Is deterministic physics realistic for multiplayer in 2026?

It’s achievable, but it’s rarely “free.” Determinism depends on fixed timestep, controlled floating-point behavior, identical settings, and careful avoidance of nondeterministic inputs (thread timing, unordered collections, platform math differences).

How important is continuous collision detection (CCD)?

Very important for fast-moving objects (bullets, racing games, VR hand interactions). Without CCD, objects can “tunnel” through colliders. CCD can cost performance, so teams often enable it selectively.

Can physics engines run in the browser via WebAssembly?

Often yes, depending on the engine and your toolchain. Performance and memory constraints matter; 2D engines are typically easier, while 3D engines require careful optimization and smaller scenes.

What security expectations apply to physics engines?

Because they’re usually libraries, focus on supply-chain security: pin versions, generate SBOMs, scan dependencies, track CVEs where applicable, and maintain a patch process. Formal certifications are commonly Not publicly stated.

How hard is it to switch physics engines mid-project?

Harder than it looks. Colliders, joints, solver settings, friction/restitution behavior, and character controllers differ. If you must switch, plan for a migration layer and re-tuning time, especially for vehicles and ragdolls.

What are alternatives if I don’t need full physics simulation?

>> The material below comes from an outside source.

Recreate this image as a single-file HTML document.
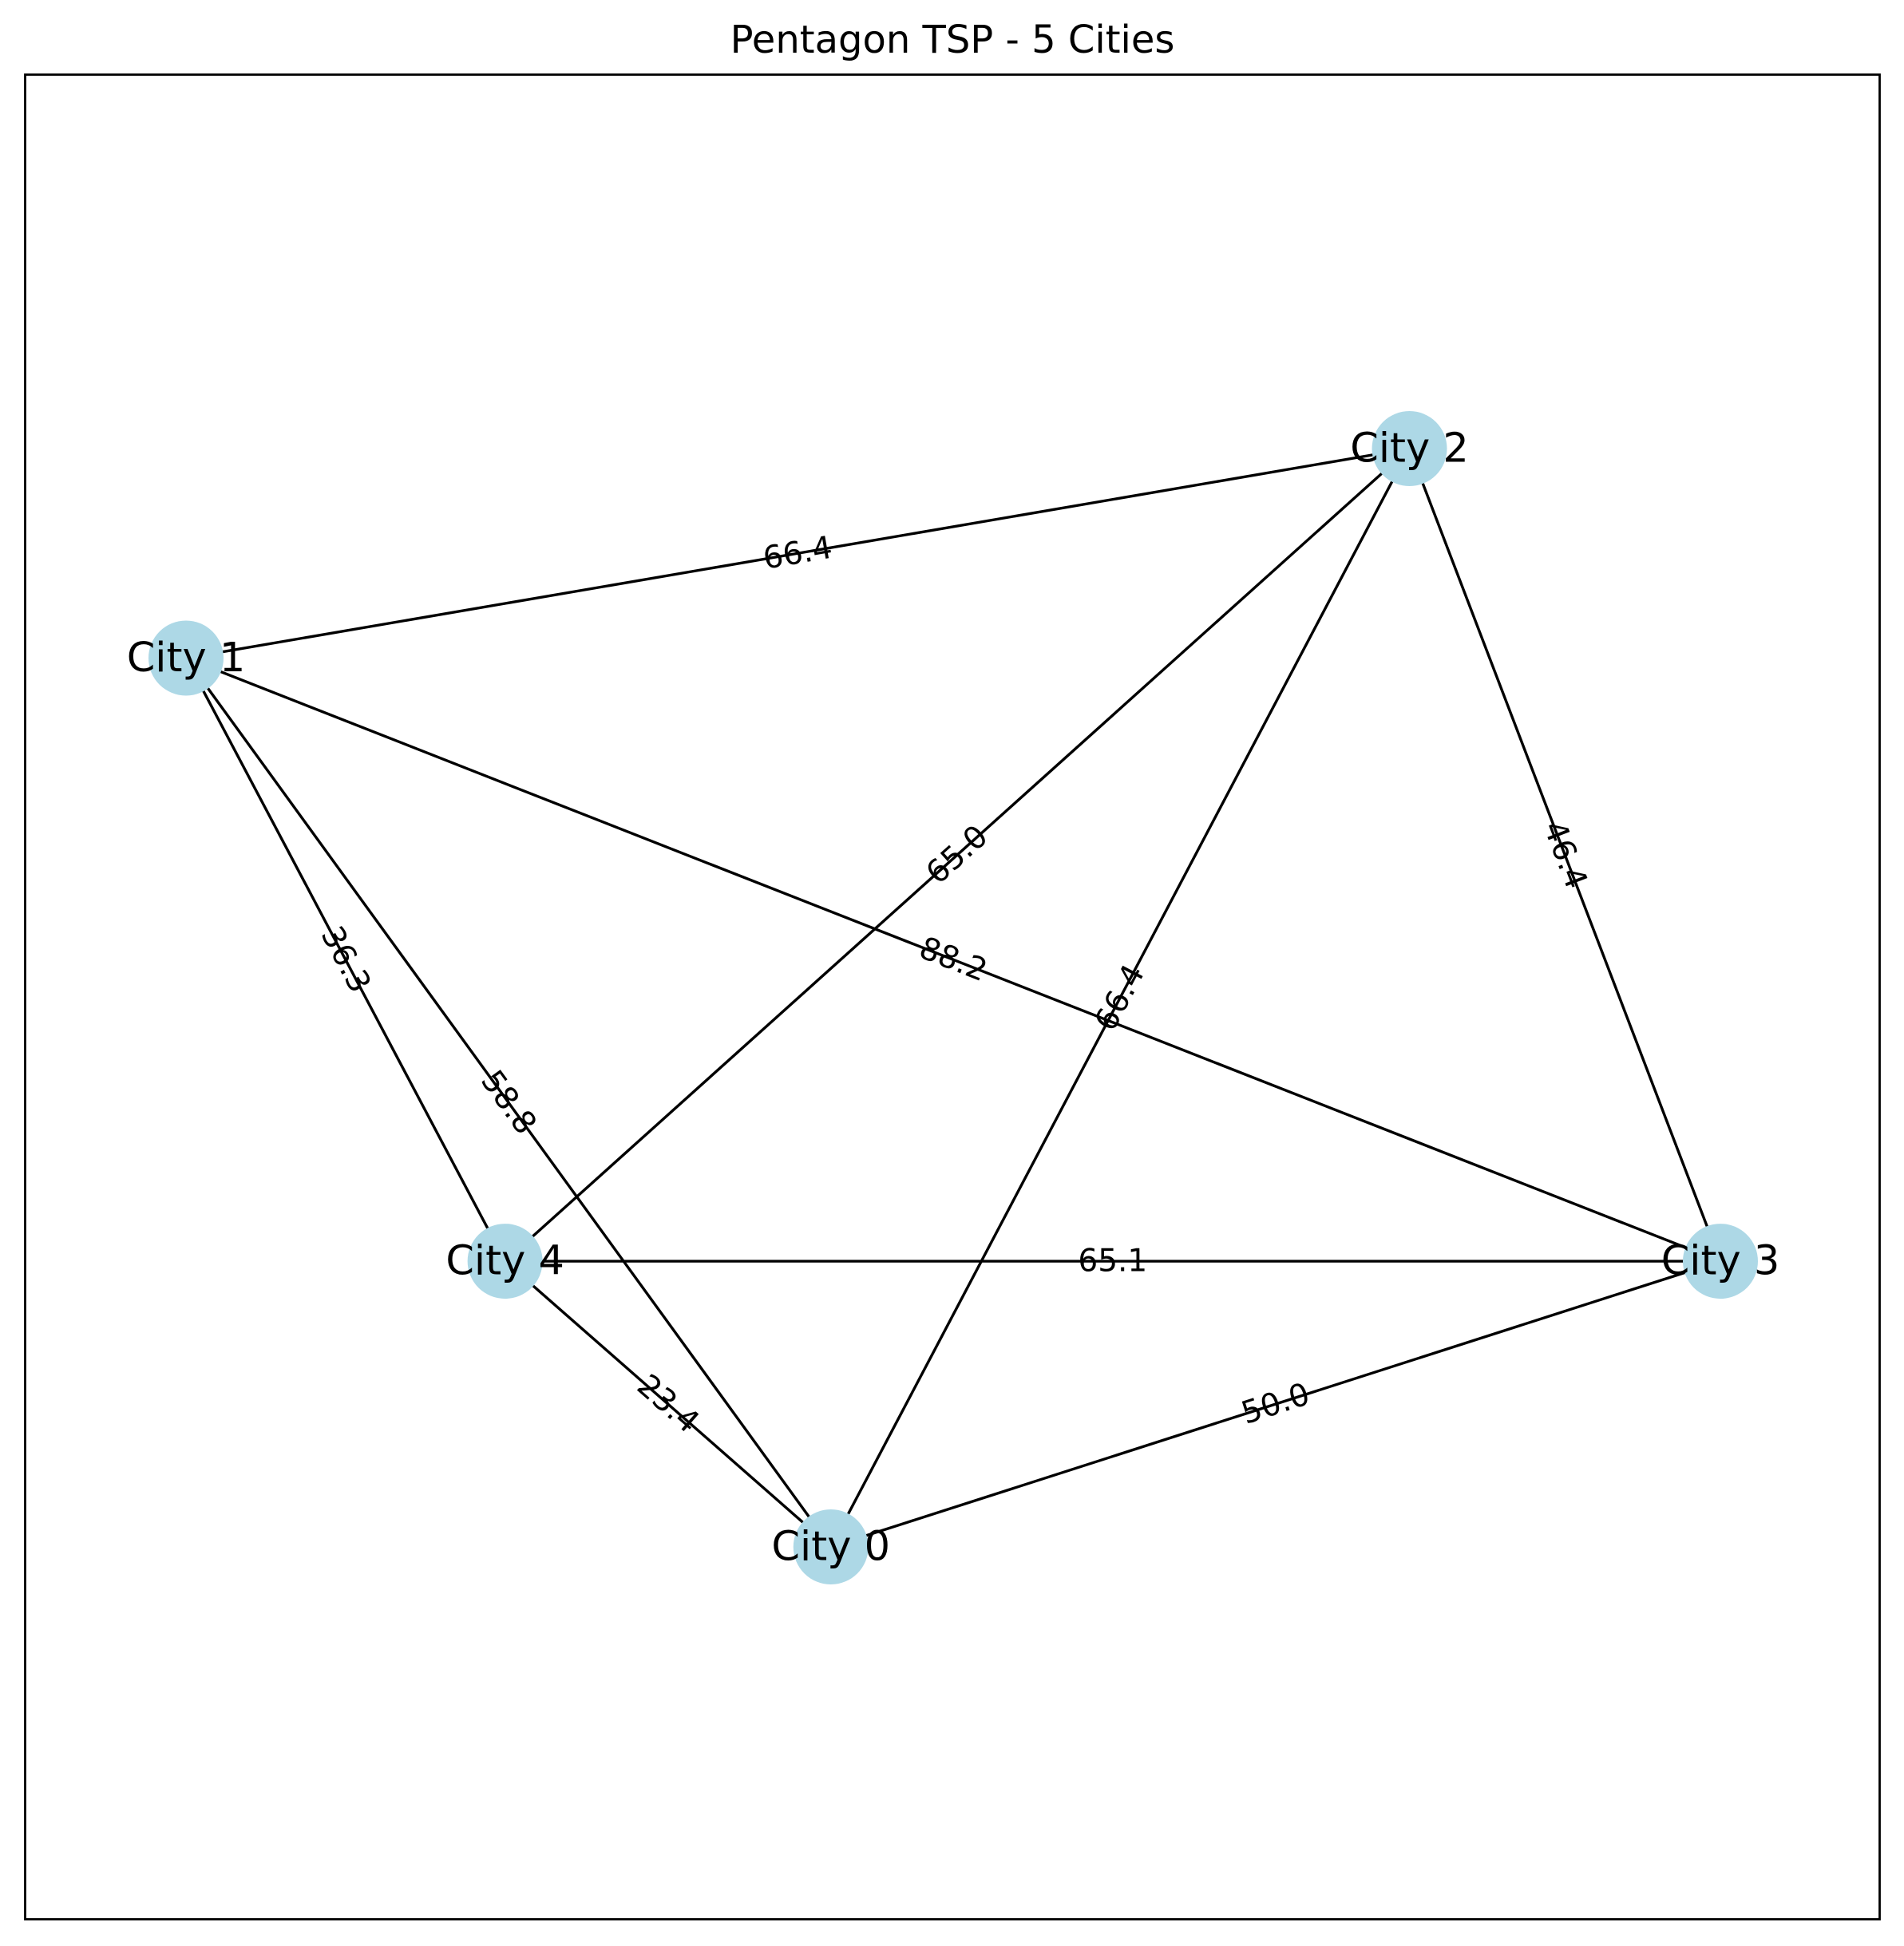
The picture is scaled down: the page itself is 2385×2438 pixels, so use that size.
<!DOCTYPE html>
<html><head><meta charset="utf-8"><style>
html,body{margin:0;padding:0;background:#fff;}
svg text{font-family:"DejaVu Sans","Liberation Sans",sans-serif;}
</style></head><body>
<svg id="chart" width="2385" height="2433" viewBox="0 0 2385 2433" xmlns="http://www.w3.org/2000/svg">
<rect x="0" y="0" width="2385" height="2433" fill="#fff"/>
<text x="1193" y="66" font-size="48" text-anchor="middle">Pentagon TSP - 5 Cities</text>
<rect x="31.5" y="93.5" width="2323" height="2311" fill="none" stroke="#000" stroke-width="2.8"/>
<g id="edges"></g><g id="elabels"></g><g id="nodes"></g>
</svg>
<script>
const cityNames = ["City 0","City 1","City 2","City 3","City 4"];
const cityX = [0.004, -0.95, 0.86, 1.32, -0.478];
const cityY = [-0.8, 0.6, 0.93, -0.35, -0.35];
const edgeFrom = [0,0,0,0,1,1,1,2,2,3];
const edgeTo   = [1,2,3,4,2,3,4,3,4,4];
const edgeWeights = ["58.8","66.4","50.0","23.4","66.4","88.2","36.3","46.4","65.0","65.1"];
// axis mapping
const x0=-0.95,x1=1.32,px0=233,px1=2155;
const y0=-0.8,y1=0.93,py0=1938,py1=562;
const sx=v=>px0+(v-x0)/(x1-x0)*(px1-px0);
const sy=v=>py0+(v-y0)/(y1-y0)*(py1-py0);
const NS="http://www.w3.org/2000/svg";
const E=document.getElementById('edges'),L=document.getElementById('elabels'),N=document.getElementById('nodes');
for(let i=0;i<edgeFrom.length;i++){
  const a=edgeFrom[i],b=edgeTo[i];
  const ax=sx(cityX[a]),ay=sy(cityY[a]),bx=sx(cityX[b]),by=sy(cityY[b]);
  const ln=document.createElementNS(NS,'line');
  ln.setAttribute('x1',ax);ln.setAttribute('y1',ay);ln.setAttribute('x2',bx);ln.setAttribute('y2',by);
  ln.setAttribute('stroke','#000');ln.setAttribute('stroke-width','3.4');
  
  
  E.appendChild(ln);
  const mx=(ax+bx)/2,my=(ay+by)/2;
  let ang=Math.atan2(by-ay,bx-ax)*180/Math.PI;
  if(ang>90)ang-=180; if(ang<-90)ang+=180;
  const t=document.createElementNS(NS,'text');
  t.setAttribute('x',mx);t.setAttribute('y',my);
  t.setAttribute('font-size','39');t.setAttribute('text-anchor','middle');t.setAttribute('dominant-baseline','central');
  t.setAttribute('transform','rotate('+ang+' '+mx+' '+my+')');
  t.textContent=edgeWeights[i];
  
  
  L.appendChild(t);
}
for(let i=0;i<cityNames.length;i++){
  const cx=sx(cityX[i]),cy=sy(cityY[i]);
  const c=document.createElementNS(NS,'circle');
  c.setAttribute('cx',cx);c.setAttribute('cy',cy);c.setAttribute('r','47');c.setAttribute('fill','#add8e6');
  
  
  N.appendChild(c);
  const t=document.createElementNS(NS,'text');
  t.setAttribute('x',cx);t.setAttribute('y',cy);t.setAttribute('font-size','51');
  t.setAttribute('text-anchor','middle');t.setAttribute('dominant-baseline','central');
  t.textContent=cityNames[i];
  
  
  N.appendChild(t);
}
</script>
</body></html>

If you only need collision queries (raycasts, overlaps), a lightweight collision library or engine query system may suffice. For highly accurate engineering simulation (fluids/structures), consider specialized solvers rather than real-time game physics.


Conclusion

Physics engines are foundational for interactive experiences—whether you’re shipping a 2D platformer, a VR training sim, or a networked 3D game with vehicles and ragdolls. In 2026+, the decision increasingly hinges on determinism needs, multithreaded performance, tooling for iteration, and how well the engine fits your broader pipeline (Unreal/Unity/Godot vs custom tech).

There isn’t a single “best” physics engine. Unity Physics and Unreal Chaos excel for engine-native workflows; PhysX and Bullet remain strong general-purpose SDKs; Box2D is still a top 2D choice; Havok can be the right call when commercial support is worth the cost; newer options like Jolt appeal to teams building modern, performance-first stacks.

Next step: shortlist 2–3 options, build a small pilot scene that represents your hardest physics problems (stacking, joints, fast movers, networking), then validate tooling fit, performance, and integration/security requirements before committing.